Drop the images; return everything else in the listing below exactly.
+++
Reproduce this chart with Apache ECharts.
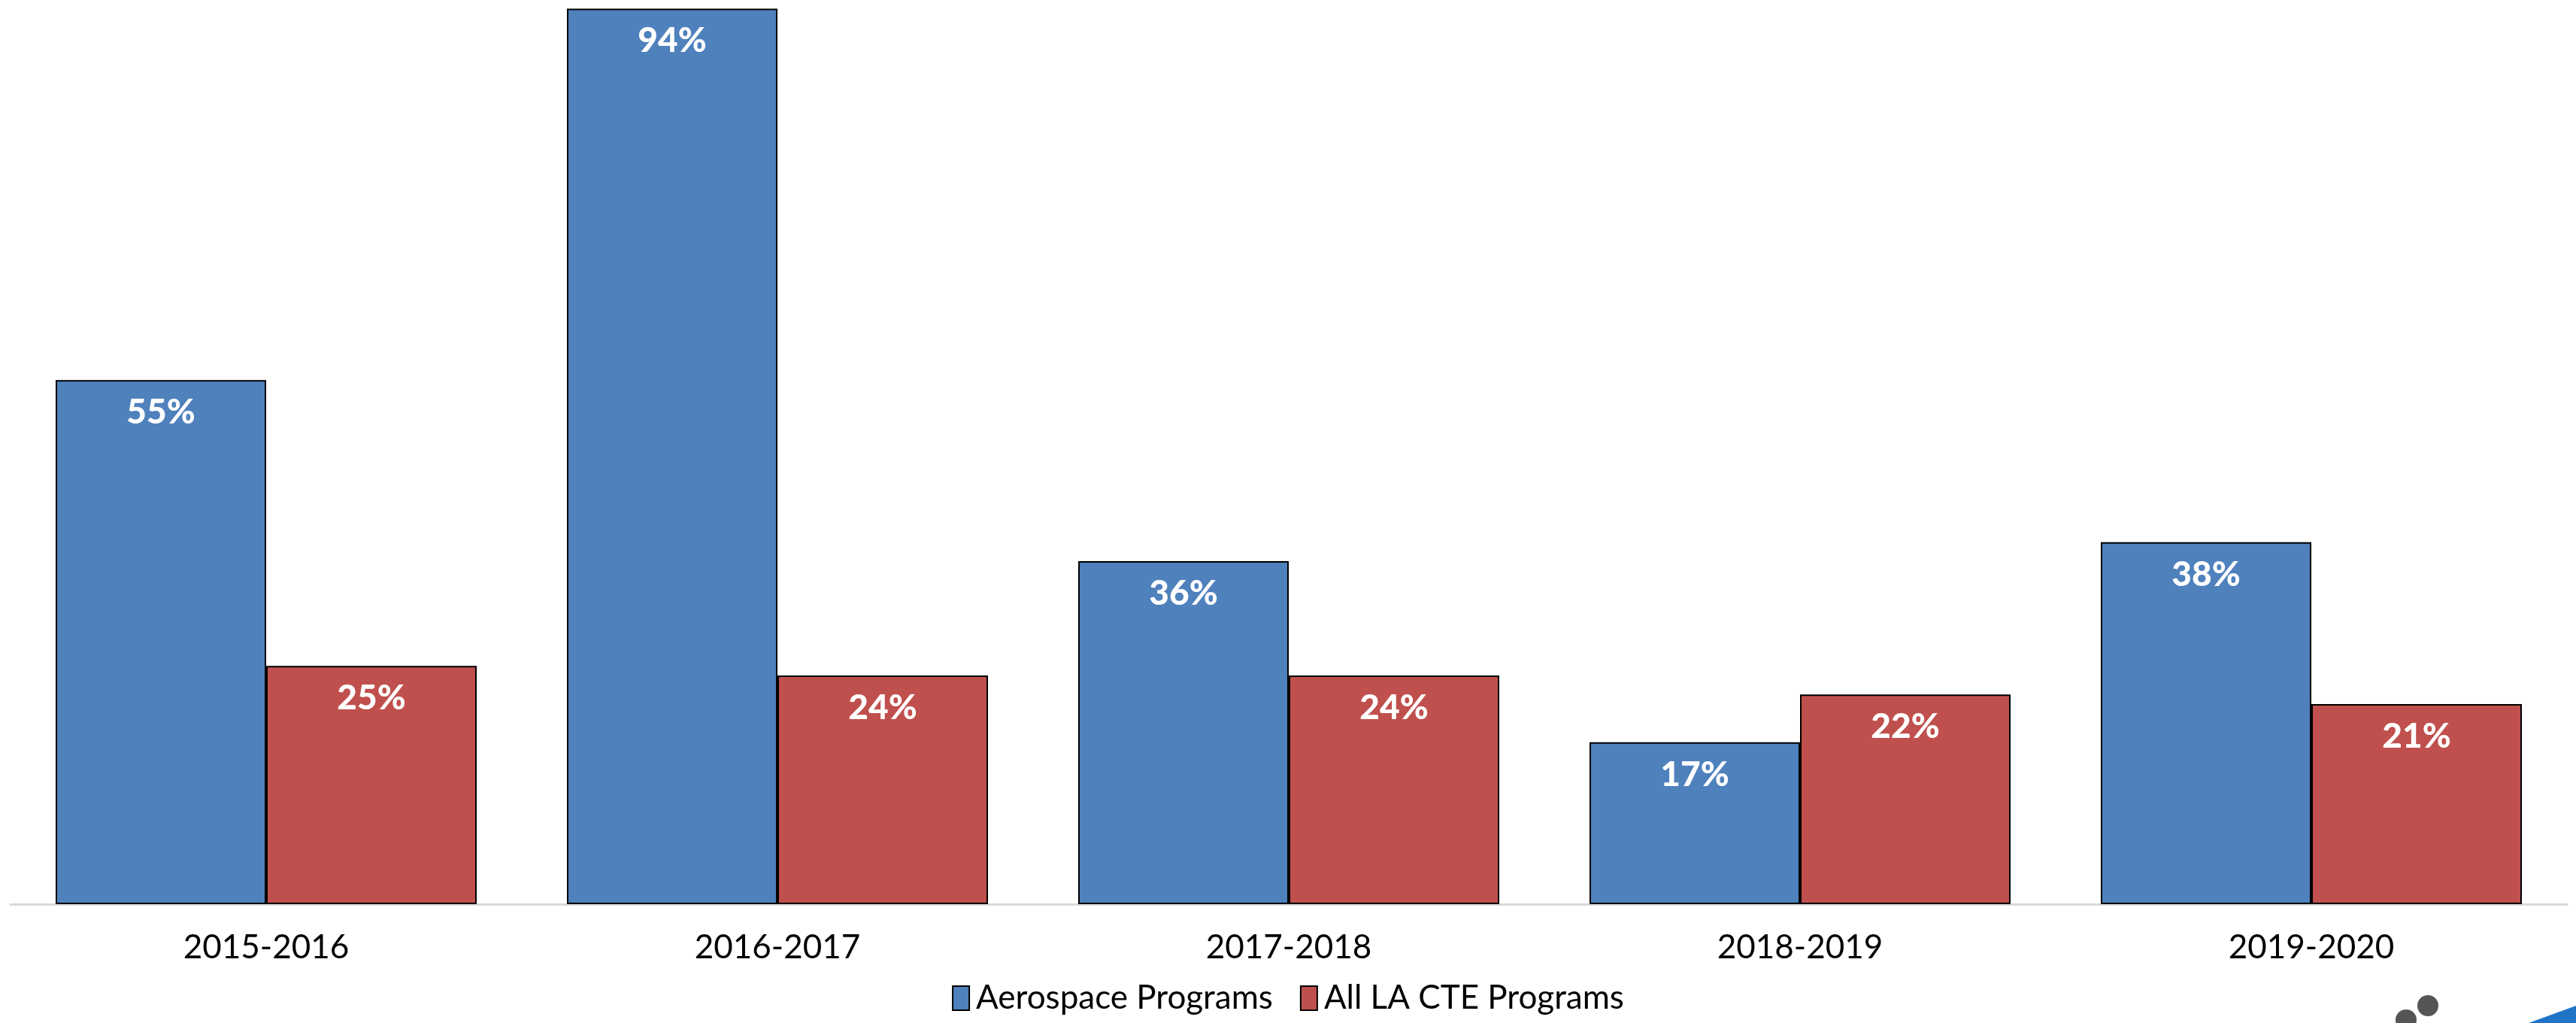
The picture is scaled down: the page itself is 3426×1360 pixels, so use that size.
<!DOCTYPE html>
<html>
<head>
<meta charset="utf-8">
<script src="https://cdn.jsdelivr.net/npm/echarts@6/dist/echarts.min.js"></script>
<style>
  html, body { margin: 0; padding: 0; background: #fff; }
  #chart { width: 3426px; height: 1360px; }
</style>
</head>
<body>
<div id="chart"></div>
<script>
const years = ["2015-2016", "2016-2017", "2017-2018", "2018-2019", "2019-2020"];
const aerospace = [55, 94, 36, 17, 38];
const allCte = [25, 24, 24, 22, 21];
const seriesNames = ["Aerospace Programs", "All LA CTE Programs"];

const chart = echarts.init(document.getElementById("chart"));

const labelStyle = {
  show: true,
  position: "insideTop",
  distance: 20,
  color: "#fff",
  fontFamily: "Lato",
  fontWeight: 900,
  fontSize: 46,
  formatter: (p) => p.value + "%",
};

const option = {
  animation: false,
  grid: {
    left: 14,
    right: 12,
    top: 0,
    bottom: 158,
  },
  legend: {
    bottom: 6,
    left: "center",
    itemWidth: 22,
    itemHeight: 32,
    itemGap: 36,
    icon: "rect",
    textStyle: {
      fontFamily: "Lato",
      fontSize: 44,
      color: "#000",
      padding: [0, 0, 0, 4],
    },
    data: seriesNames,
  },
  xAxis: {
    type: "category",
    data: years,
    axisLine: { lineStyle: { color: "#d9d9d9", width: 3 } },
    axisTick: { show: false },
    axisLabel: {
      margin: 36,
      fontFamily: "Lato",
      fontSize: 44,
      color: "#000",
    },
  },
  yAxis: {
    type: "value",
    min: 0,
    max: 94.9,
    show: false,
    splitLine: { show: false },
  },
  series: [
    {
      name: seriesNames[0],
      type: "bar",
      data: aerospace,
      barWidth: 280,
      barGap: "0%",
      itemStyle: { color: "#4F81BD", borderColor: "#000", borderWidth: 2 },
      label: labelStyle,
    },
    {
      name: seriesNames[1],
      type: "bar",
      data: allCte,
      barWidth: 280,
      itemStyle: { color: "#C0504D", borderColor: "#000", borderWidth: 2 },
      label: labelStyle,
    },
  ],
  graphic: [
    { type: "circle", shape: { cx: 3229, cy: 1337, r: 14 }, style: { fill: "#555" } },
    { type: "circle", shape: { cx: 3200, cy: 1356, r: 14 }, style: { fill: "#555" } },
    {
      type: "polygon",
      shape: { points: [[3363, 1360], [3426, 1337], [3426, 1360]] },
      style: { fill: "#1f74c6" },
    },
  ],
};

chart.setOption(option);
</script>
</body>
</html>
+++
▸ **Answer to this task**
Reproduce this chart with Apache ECharts.
The picture is scaled down: the page itself is 3426×1360 pixels, so use that size.
<!DOCTYPE html>
<html>
<head>
<meta charset="utf-8">
<script src="https://cdn.jsdelivr.net/npm/echarts@6/dist/echarts.min.js"></script>
<style>
  html, body { margin: 0; padding: 0; background: #fff; }
  #chart { width: 3426px; height: 1360px; }
</style>
</head>
<body>
<div id="chart"></div>
<script>
const years = ["2015-2016", "2016-2017", "2017-2018", "2018-2019", "2019-2020"];
const aerospace = [55, 94, 36, 17, 38];
const allCte = [25, 24, 24, 22, 21];
const seriesNames = ["Aerospace Programs", "All LA CTE Programs"];

const chart = echarts.init(document.getElementById("chart"));

const labelStyle = {
  show: true,
  position: "insideTop",
  distance: 20,
  color: "#fff",
  fontFamily: "Lato",
  fontWeight: 900,
  fontSize: 46,
  formatter: (p) => p.value + "%",
};

const option = {
  animation: false,
  grid: {
    left: 14,
    right: 12,
    top: 0,
    bottom: 158,
  },
  legend: {
    bottom: 6,
    left: "center",
    itemWidth: 22,
    itemHeight: 32,
    itemGap: 36,
    icon: "rect",
    textStyle: {
      fontFamily: "Lato",
      fontSize: 44,
      color: "#000",
      padding: [0, 0, 0, 4],
    },
    data: seriesNames,
  },
  xAxis: {
    type: "category",
    data: years,
    axisLine: { lineStyle: { color: "#d9d9d9", width: 3 } },
    axisTick: { show: false },
    axisLabel: {
      margin: 36,
      fontFamily: "Lato",
      fontSize: 44,
      color: "#000",
    },
  },
  yAxis: {
    type: "value",
    min: 0,
    max: 94.9,
    show: false,
    splitLine: { show: false },
  },
  series: [
    {
      name: seriesNames[0],
      type: "bar",
      data: aerospace,
      barWidth: 280,
      barGap: "0%",
      itemStyle: { color: "#4F81BD", borderColor: "#000", borderWidth: 2 },
      label: labelStyle,
    },
    {
      name: seriesNames[1],
      type: "bar",
      data: allCte,
      barWidth: 280,
      itemStyle: { color: "#C0504D", borderColor: "#000", borderWidth: 2 },
      label: labelStyle,
    },
  ],
  graphic: [
    { type: "circle", shape: { cx: 3229, cy: 1337, r: 14 }, style: { fill: "#555" } },
    { type: "circle", shape: { cx: 3200, cy: 1356, r: 14 }, style: { fill: "#555" } },
    {
      type: "polygon",
      shape: { points: [[3363, 1360], [3426, 1337], [3426, 1360]] },
      style: { fill: "#1f74c6" },
    },
  ],
};

chart.setOption(option);
</script>
</body>
</html>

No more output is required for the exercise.